THE EXERCISE: Show each line that has the string "matplotlib" in it.

• • •

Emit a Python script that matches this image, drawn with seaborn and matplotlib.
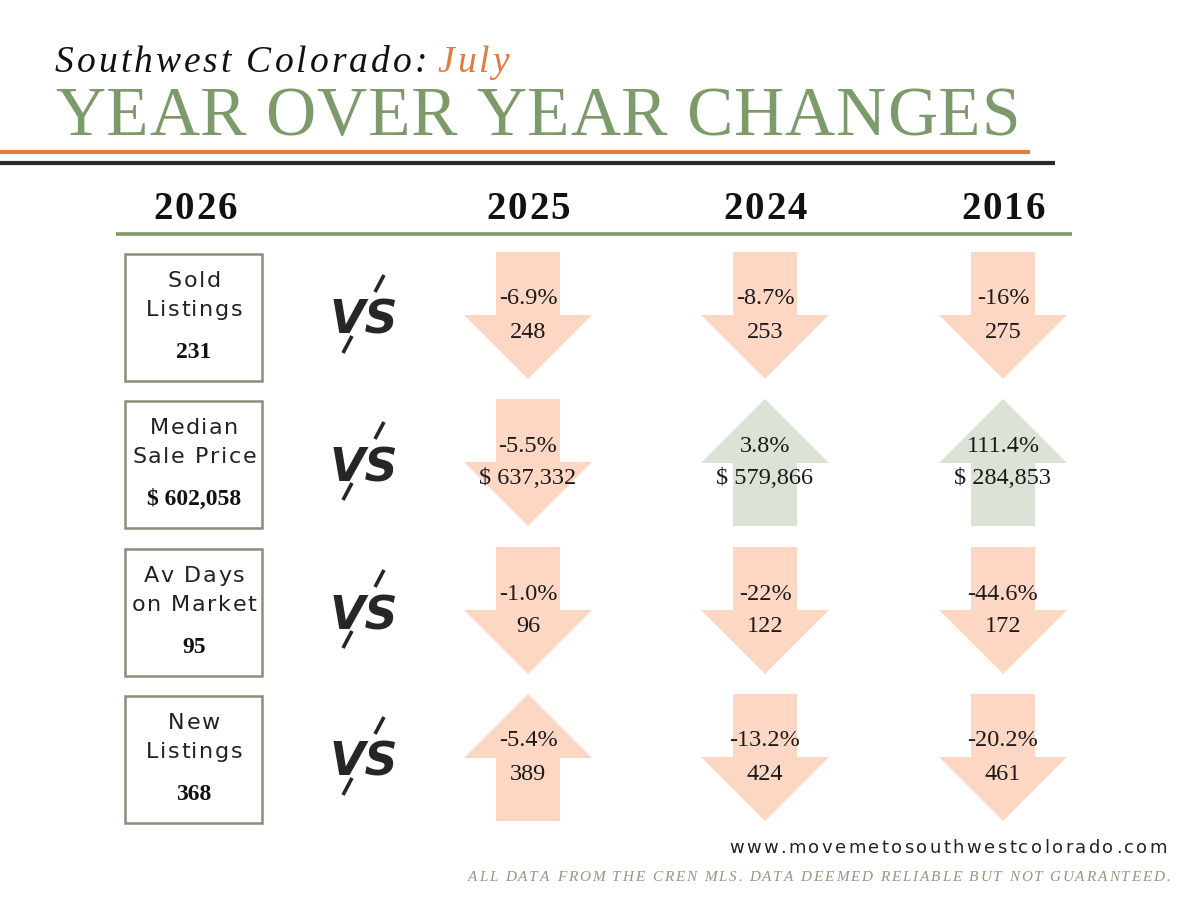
import numpy as np
import pandas as pd
import matplotlib.pyplot as plt
import seaborn as sns
from matplotlib.patches import Polygon, Rectangle

metrics = [["Sold", "Listings"], ["Median", "Sale Price"], ["Av Days", "on Market"], ["New", "Listings"]]
now_2026 = ["231", "$ 602,058", "95", "368"]
years = ["2025", "2024", "2016"]
pct_change = [["-6.9%", "-8.7%", "-16%"],
              ["-5.5%", "3.8%", "111.4%"],
              ["-1.0%", "-22%", "-44.6%"],
              ["-5.4%", "-13.2%", "-20.2%"]]
past_values = [["248", "253", "275"],
               ["$ 637,332", "$ 579,866", "$ 284,853"],
               ["96", "122", "172"],
               ["389", "424", "461"]]
arrow_dir = [["down", "down", "down"],
             ["down", "up", "up"],
             ["down", "down", "down"],
             ["up", "down", "down"]]
arrow_tone = [["red", "red", "red"],
              ["red", "green", "green"],
              ["red", "red", "red"],
              ["red", "red", "red"]]

GREEN = "#7d9a6a"
ORANGE = "#e07a3f"
tone_col = {"red": "#fdd6c4", "green": "#dbe3d6"}

sns.set_theme(style="white")
plt.rcParams['font.family'] = ['Liberation Serif', 'DejaVu Serif']

fig = plt.figure(figsize=(12, 9), dpi=100)
ax = fig.add_axes([0, 0, 1, 1])
ax.set_xlim(0, 1200)
ax.set_ylim(900, 0)
ax.axis('off')
renderer = fig.canvas.get_renderer()


def char_w(s, **kw):
    t = ax.text(0, 0, s, **kw)
    w = t.get_window_extent(renderer).width
    t.remove()
    return w


def spaced(x, y, s, gap, ha='left', **kw):
    # matplotlib has no letter spacing, so put the letters one by one
    sp = char_w('a a', **kw) - char_w('aa', **kw)
    ws = [sp if c == ' ' else char_w(c, **kw) for c in s]
    total = sum(ws) + gap * (len(s) - 1)
    if ha == 'center':
        x -= total / 2
    elif ha == 'right':
        x -= total
    for c, w in zip(s, ws):
        if c != ' ':
            ax.text(x, y, c, ha='left', va='baseline', **kw)
        x += w + gap
    return x


# title
xe = spaced(55, 72, "Southwest Colorado:", 3, fontsize=27, style='italic', color='#111111')
spaced(xe + 8, 72, "July", 3, fontsize=27, style='italic', color=ORANGE)
spaced(55, 135, "YEAR OVER YEAR CHANGES", 0.8, fontsize=50, color=GREEN)

ax.plot([0, 1030], [152, 152], color=ORANGE, lw=3, solid_capstyle='butt')
ax.plot([0, 1055], [163, 163], color='#2b2b2b', lw=3, solid_capstyle='butt')

# column headers
col_x = [528, 765, 1003]
spaced(195, 219, "2026", 2, ha='center', fontsize=28, weight='bold', color='#111111')
for cx, yr in zip(col_x, years):
    spaced(cx, 219, yr, 2, ha='center', fontsize=28, weight='bold', color='#111111')
ax.plot([116, 1072], [234, 234], color=GREEN, lw=2.6, solid_capstyle='butt')

row_top = [252, 399, 547, 694]
shaft, head, head_len, length = 64, 128, 64, 127

for i, top in enumerate(row_top):
    # 2026 box
    ax.add_patch(Rectangle((125, top + 2), 137, 127, fill=False, ec='#8a8f7a', lw=1.8))
    spaced(194, top + 35, metrics[i][0], 1.6, ha='center', fontsize=16,
           family='DejaVu Sans', color='#222222')
    spaced(194, top + 64, metrics[i][1], 1.6, ha='center', fontsize=16,
           family='DejaVu Sans', color='#222222')
    ax.text(194, top + 106, now_2026[i], ha='center', va='baseline', fontsize=17,
            weight='bold', color='#111111')

    # vs mark
    vy = top + 62
    ax.text(364, vy + 20, "VS", ha='center', va='baseline', fontsize=33, family='DejaVu Sans',
            weight='heavy', style='italic', color='#262626')
    ax.plot([375, 384], [vy - 22, vy - 39], color='#262626', lw=2.6, solid_capstyle='butt')
    ax.plot([352, 343], [vy + 22, vy + 39], color='#262626', lw=2.6, solid_capstyle='butt')

    for j, cx in enumerate(col_x):
        if arrow_dir[i][j] == "down":
            pts = [(cx - shaft / 2, top), (cx + shaft / 2, top),
                   (cx + shaft / 2, top + length - head_len), (cx + head / 2, top + length - head_len),
                   (cx, top + length), (cx - head / 2, top + length - head_len),
                   (cx - shaft / 2, top + length - head_len)]
        else:
            pts = [(cx, top), (cx + head / 2, top + head_len), (cx + shaft / 2, top + head_len),
                   (cx + shaft / 2, top + length), (cx - shaft / 2, top + length),
                   (cx - shaft / 2, top + head_len), (cx - head / 2, top + head_len)]
        ax.add_patch(Polygon(pts, closed=True, fc=tone_col[arrow_tone[i][j]], ec='none'))
        ax.text(cx, top + 47, pct_change[i][j], ha='center', va='center', fontsize=17.5, color='#1a1a1a')
        ax.text(cx, top + 80, past_values[i][j], ha='center', va='center', fontsize=17.5, color='#1a1a1a')

# footer
spaced(1167, 853, "www.movemetosouthwestcolorado.com", 2.4, ha='right', fontsize=13,
       family='DejaVu Sans', color='#222222')
spaced(1170, 881, "ALL DATA FROM THE CREN MLS. DATA DEEMED RELIABLE BUT NOT GUARANTEED.", 1.8,
       ha='right', fontsize=11, style='italic', color='#8e9c80')

fig.savefig("out.png", dpi=100)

• • •

EXERCISE SOLUTION:
Emit a Python script that matches this image, drawn with seaborn and matplotlib.
import matplotlib.pyplot as plt
from matplotlib.patches import Polygon, Rectangle
    # matplotlib has no letter spacing, so put the letters one by one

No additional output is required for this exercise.